Title
Bantogon vs. PVC Master Manufacturing Corporation
Case
G.R. No. 239433
Decision Date
Sep 16, 2020
Worker claimed illegal dismissal after employer changed name; courts ruled employer liable for constructive dismissal due to continuity of corporate identity and failure to prove just cause.

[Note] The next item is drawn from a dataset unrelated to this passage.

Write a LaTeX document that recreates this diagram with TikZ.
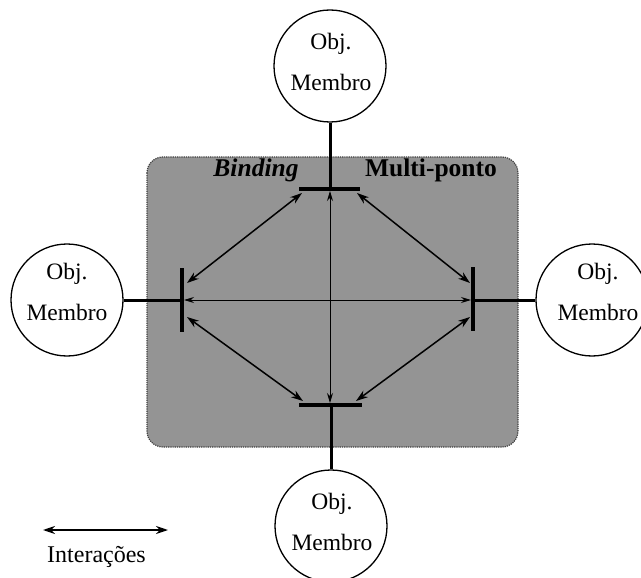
\documentclass[tikz,border=0pt]{standalone}
\usepackage{fontspec}
\setmainfont{Liberation Serif}
\usetikzlibrary{arrows.meta}
\begin{document}
\begin{tikzpicture}[x=1pt,y=-1pt,
  memb/.style={circle, draw, line width=1.3pt, minimum size=112pt, inner sep=0pt},
  memtxt/.style={align=center, font=\fontsize{23.5}{41}\selectfont},
  barline/.style={line width=4pt},
  linkline/.style={line width=3pt},
  inter/.style={line width=1.5pt, {Stealth[length=12pt,width=8pt]}-{Stealth[length=12pt,width=8pt]}},
  axisline/.style={line width=1pt, {Stealth[length=10pt,width=6pt]}-{Stealth[length=10pt,width=6pt]}},
  lbl/.style={font=\fontsize{25.5}{28}\selectfont\bfseries, anchor=base}
]
\clip (0,0) rectangle (641,578);
\fill[white] (0,0) rectangle (641,578);
% shaded binding region
\fill[black!42, rounded corners=16pt] (147,157) rectangle (518,447);
\draw[black!75, line width=1.2pt, densely dotted, rounded corners=16pt] (147,157) rectangle (518,447);
\node[lbl] (lb) at (256,177) {\itshape Binding};
\node[lbl] (lm) at (431,177) {Multi-ponto};

% member objects
\node[memb] (T) at (330,66) {};
\node[memb] (L) at (67,300) {};
\node[memb] (R) at (592,300) {};
\node[memb] (B) at (331,526) {};
\node[memtxt] (tT) at (331,62) {Obj.\\Membro};
\node[memtxt] (tL) at (67,292) {Obj.\\Membro};
\node[memtxt] (tR) at (598,292) {Obj.\\Membro};
\node[memtxt] (tB) at (332,522) {Obj.\\Membro};

% bars (ports)
\coordinate (tb) at (330,189);
\coordinate (tbl) at (299,189);
\coordinate (tbr) at (360,189);
\coordinate (bb) at (331,405);
\coordinate (bbl) at (299,405);
\coordinate (bbr) at (362,405);
\coordinate (lb0) at (182,300);
\coordinate (lbt) at (182,268);
\coordinate (lbb) at (182,332);
\coordinate (rb0) at (473,300);
\coordinate (rbt) at (473,267);
\coordinate (rbb) at (473,331);
\draw[barline] (tbl) -- (tbr);
\draw[barline] (bbl) -- (bbr);
\draw[barline] (lbt) -- (lbb);
\draw[barline] (rbt) -- (rbb);

% links to objects
\draw[linkline] (T.south) -- (tb);
\draw[linkline] (bb) -- (B.north);
\draw[linkline] (L.east) -- (lb0);
\draw[linkline] (rb0) -- (R.west);

% interactions
\coordinate (a1) at (302,193);
\coordinate (a2) at (187,283);
\coordinate (a3) at (357,193);
\coordinate (a4) at (470,283);
\coordinate (a5) at (187,317);
\coordinate (a6) at (303,401);
\coordinate (a7) at (470,317);
\coordinate (a8) at (356,401);
\draw[inter] (a1) -- (a2);
\draw[inter] (a3) -- (a4);
\draw[inter] (a5) -- (a6);
\draw[inter] (a7) -- (a8);
\coordinate (v1) at (330,191);
\coordinate (v2) at (330,403);
\coordinate (h1) at (184,300);
\coordinate (h2) at (471,300);
\draw[axisline] (v1) -- (v2);
\draw[axisline] (h1) -- (h2);

% legend
\coordinate (g1) at (43,530);
\coordinate (g2) at (168,530);
\draw[inter] (g1) -- (g2);
\node[font=\fontsize{24}{26}\selectfont, anchor=base west, inner sep=0pt] (leg) at (47,562) {Interações};
\end{tikzpicture}
\end{document}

Case Summary (G.R. No. 239433)

Key Dates and Procedural History

  • May 20, 2012 – Petitioner hired by Boatwin as helper; later promoted to machine operator.
  • January 2014 – Boatwin changes trade name to PVC.
  • March 2014 – Petitioner prevented from reporting for work by PVC.
  • August 29, 2014 – Labor Arbiter issues decision finding illegal dismissal.
  • November 28, 2014 – NLRC affirms Labor Arbiter.
  • November 24, 2017 – Court of Appeals reverses NLRC.
  • May 8, 2018 – Court of Appeals denies petitioner’s motion for reconsideration.
  • September 16, 2020 – Supreme Court resolves petition for review on certiorari.

Applicable Law

  • 1987 Philippine Constitution, Article XIII, Section 3 on Security of Tenure.
  • Labor Code provisions on illegal dismissal and due process in employment termination.
  • Rule 45, Rules of Court (petition for review on certiorari).

Antecedents

Petitioner alleged continuous employment from Boatwin to PVC without interruption or separation pay, and that PVC effectively absorbed Boatwin’s business and workforce. PVC denied any employer–employee relationship with petitioner, contending it was a newly constituted and separate entity following an assets sale of Boatwin’s business.

Labor Arbiter’s Findings

  • Recognized unbroken continuity of petitioner’s service despite the corporate name change.
  • Held PVC guilty of constructive and illegal dismissal for barring petitioner’s return to work without just cause or due process.
  • Awarded backwages, separation pay, wage differentials, unpaid 13th-month pay, and attorney’s fees.

NLRC Ruling

Affirmed the Labor Arbiter, finding substantial evidence that PVC succeeded to Boatwin’s business and obligations, and that petitioner was illegally dismissed without notice or hearing.

Court of Appeals Ruling

Reversed NLRC on the ground that PVC proved its status as a good-faith buyer in an assets sale and that no employer–employee relationship was established. Held that a buyer in an assets sale was not obliged to absorb seller’s workforce or assume related liabilities.

Issue on Review

Whether petitioner was an employee of PVC Master Manufacturing Corporation and thus entitled to protection against illegal dismissal under the Constitution and labor laws.

Supreme Court Ruling

  1. Assets Sale Defense Unsubstantiated
    – No deed of sale, no notice to employees, no separation pay by Boatwin, and no proof of distinct corporate existence or plantilla for PVC.
  2. Name Change Doctrine
    – Citing Zuellig Freight v. NLRC, P.C. Javier & Sons v. CA, and Phil. First Ins. v. Hartigan, the Court reaffirmed that a mere corporate name change does not create a new entity or extinguish liabilities.